Problem to solve
Your answer should be a single number: the count of lines that include the word "this".

Stored rows

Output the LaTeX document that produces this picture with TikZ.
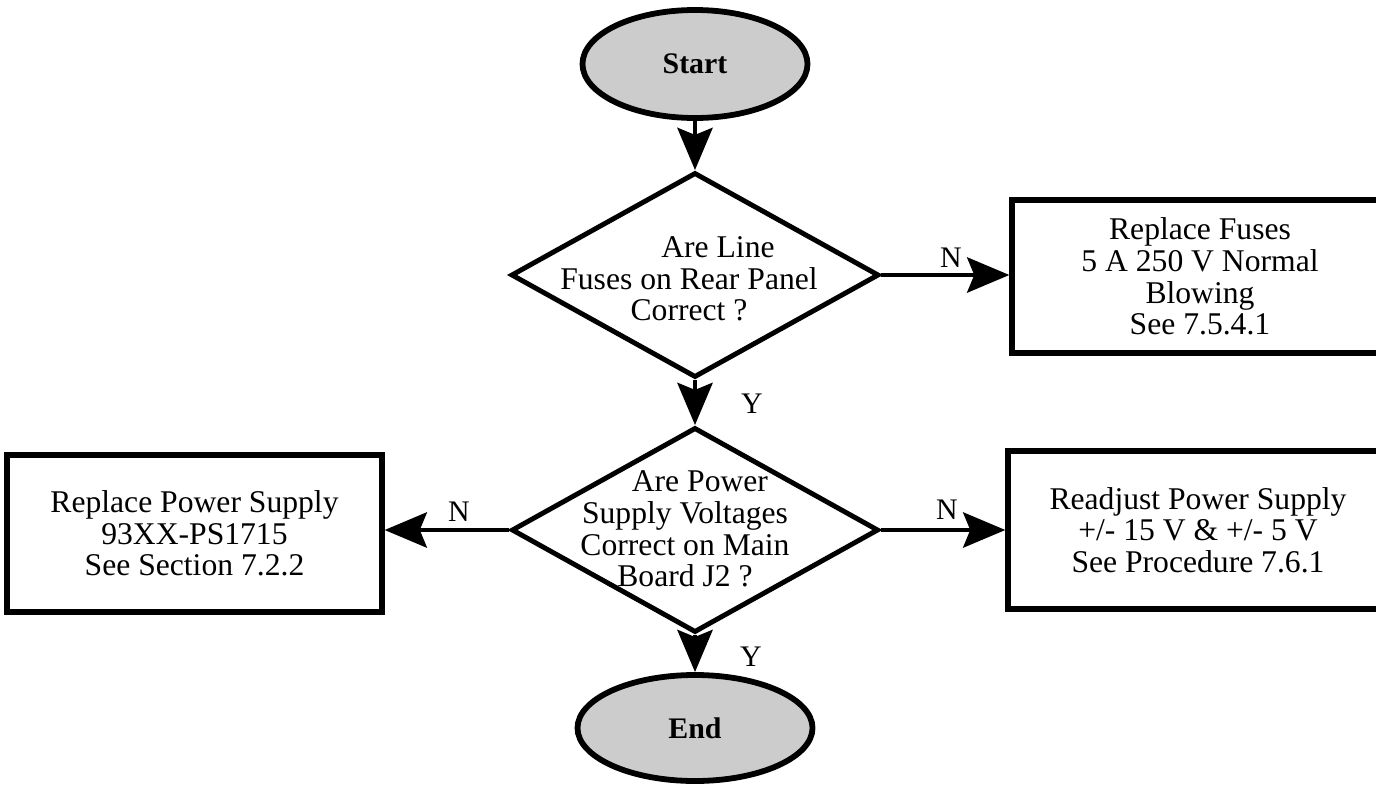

--

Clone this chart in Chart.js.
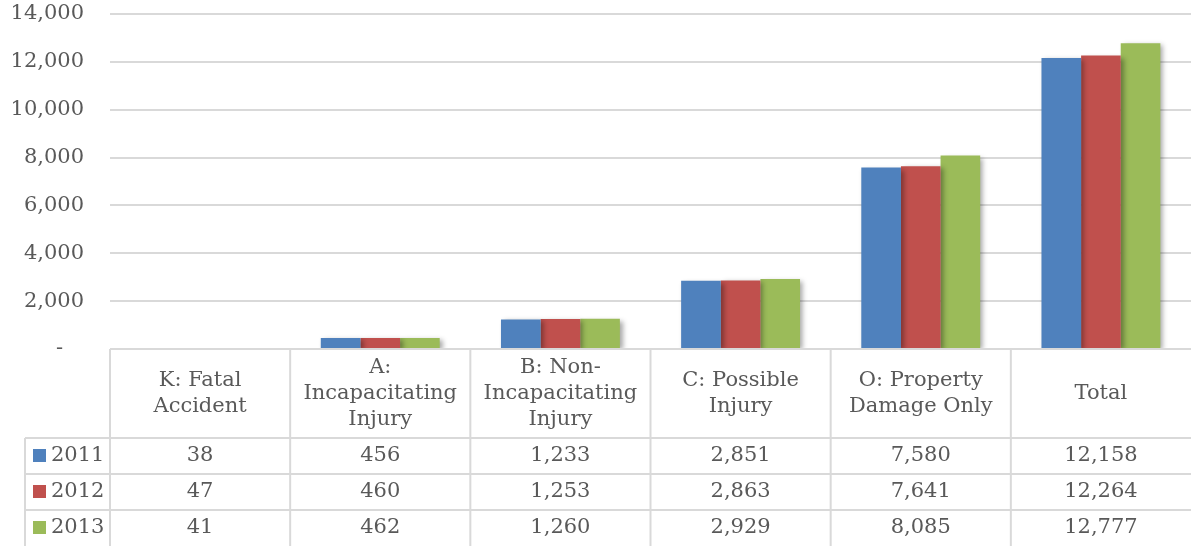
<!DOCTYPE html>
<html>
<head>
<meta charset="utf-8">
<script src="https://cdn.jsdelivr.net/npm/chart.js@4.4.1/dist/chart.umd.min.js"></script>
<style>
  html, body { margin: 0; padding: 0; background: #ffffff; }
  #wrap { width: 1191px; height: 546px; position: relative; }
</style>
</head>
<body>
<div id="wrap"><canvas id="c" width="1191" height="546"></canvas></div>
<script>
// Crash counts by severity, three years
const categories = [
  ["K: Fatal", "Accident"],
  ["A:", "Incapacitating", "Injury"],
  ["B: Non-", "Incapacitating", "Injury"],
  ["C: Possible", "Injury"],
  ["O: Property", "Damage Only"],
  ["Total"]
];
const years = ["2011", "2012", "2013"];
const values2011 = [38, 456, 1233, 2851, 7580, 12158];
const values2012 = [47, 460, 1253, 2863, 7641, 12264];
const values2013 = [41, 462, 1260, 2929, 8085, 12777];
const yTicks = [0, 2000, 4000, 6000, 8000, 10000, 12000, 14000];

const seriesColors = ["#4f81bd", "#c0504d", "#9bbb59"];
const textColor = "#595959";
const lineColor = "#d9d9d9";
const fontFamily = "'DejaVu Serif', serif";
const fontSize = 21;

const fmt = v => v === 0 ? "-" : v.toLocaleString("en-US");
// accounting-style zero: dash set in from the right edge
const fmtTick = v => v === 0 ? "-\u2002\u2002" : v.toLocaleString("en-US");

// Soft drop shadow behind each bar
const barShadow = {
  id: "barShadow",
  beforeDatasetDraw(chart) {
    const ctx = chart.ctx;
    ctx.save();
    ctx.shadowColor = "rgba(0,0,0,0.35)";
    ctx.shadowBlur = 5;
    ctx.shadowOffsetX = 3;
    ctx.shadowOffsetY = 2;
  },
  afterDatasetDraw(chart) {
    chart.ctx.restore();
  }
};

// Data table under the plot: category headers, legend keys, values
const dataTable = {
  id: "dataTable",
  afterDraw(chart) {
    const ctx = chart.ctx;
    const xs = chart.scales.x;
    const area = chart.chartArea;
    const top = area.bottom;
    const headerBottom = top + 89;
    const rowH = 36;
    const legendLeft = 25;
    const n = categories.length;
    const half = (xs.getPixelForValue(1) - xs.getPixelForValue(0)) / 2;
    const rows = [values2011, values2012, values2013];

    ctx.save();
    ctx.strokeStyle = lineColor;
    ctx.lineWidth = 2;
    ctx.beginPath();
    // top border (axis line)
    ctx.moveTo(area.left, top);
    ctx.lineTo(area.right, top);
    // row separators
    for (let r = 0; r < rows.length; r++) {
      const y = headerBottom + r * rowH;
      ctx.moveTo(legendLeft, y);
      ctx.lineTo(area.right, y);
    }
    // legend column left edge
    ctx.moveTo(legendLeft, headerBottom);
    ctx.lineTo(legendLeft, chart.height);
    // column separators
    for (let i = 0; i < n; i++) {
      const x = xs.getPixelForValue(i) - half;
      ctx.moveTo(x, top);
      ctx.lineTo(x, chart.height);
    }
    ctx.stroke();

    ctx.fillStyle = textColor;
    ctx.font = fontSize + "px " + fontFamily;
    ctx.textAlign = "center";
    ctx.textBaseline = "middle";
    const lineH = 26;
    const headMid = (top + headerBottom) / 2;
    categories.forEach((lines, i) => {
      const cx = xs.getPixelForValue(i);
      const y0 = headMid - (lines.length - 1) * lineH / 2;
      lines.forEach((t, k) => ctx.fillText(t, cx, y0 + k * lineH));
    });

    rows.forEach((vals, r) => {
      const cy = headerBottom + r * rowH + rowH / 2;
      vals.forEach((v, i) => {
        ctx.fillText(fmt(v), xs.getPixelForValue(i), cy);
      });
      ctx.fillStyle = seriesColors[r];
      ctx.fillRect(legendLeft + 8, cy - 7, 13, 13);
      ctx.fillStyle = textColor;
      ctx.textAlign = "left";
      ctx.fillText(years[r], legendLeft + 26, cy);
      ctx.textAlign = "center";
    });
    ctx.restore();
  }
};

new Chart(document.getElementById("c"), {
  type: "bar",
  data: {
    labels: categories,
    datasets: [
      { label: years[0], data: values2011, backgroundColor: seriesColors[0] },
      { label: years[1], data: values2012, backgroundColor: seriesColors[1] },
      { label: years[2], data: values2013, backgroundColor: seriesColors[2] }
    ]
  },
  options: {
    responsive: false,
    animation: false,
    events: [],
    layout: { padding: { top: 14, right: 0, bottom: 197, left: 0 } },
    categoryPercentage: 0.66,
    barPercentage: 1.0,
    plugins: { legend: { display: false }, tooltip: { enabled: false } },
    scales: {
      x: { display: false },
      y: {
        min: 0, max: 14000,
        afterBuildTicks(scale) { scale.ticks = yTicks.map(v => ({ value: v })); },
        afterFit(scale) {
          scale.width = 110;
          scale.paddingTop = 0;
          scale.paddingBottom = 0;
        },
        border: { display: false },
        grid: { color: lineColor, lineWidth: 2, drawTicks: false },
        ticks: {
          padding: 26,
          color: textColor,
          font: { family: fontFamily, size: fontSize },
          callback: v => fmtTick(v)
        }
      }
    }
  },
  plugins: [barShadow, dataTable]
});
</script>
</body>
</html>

The response
2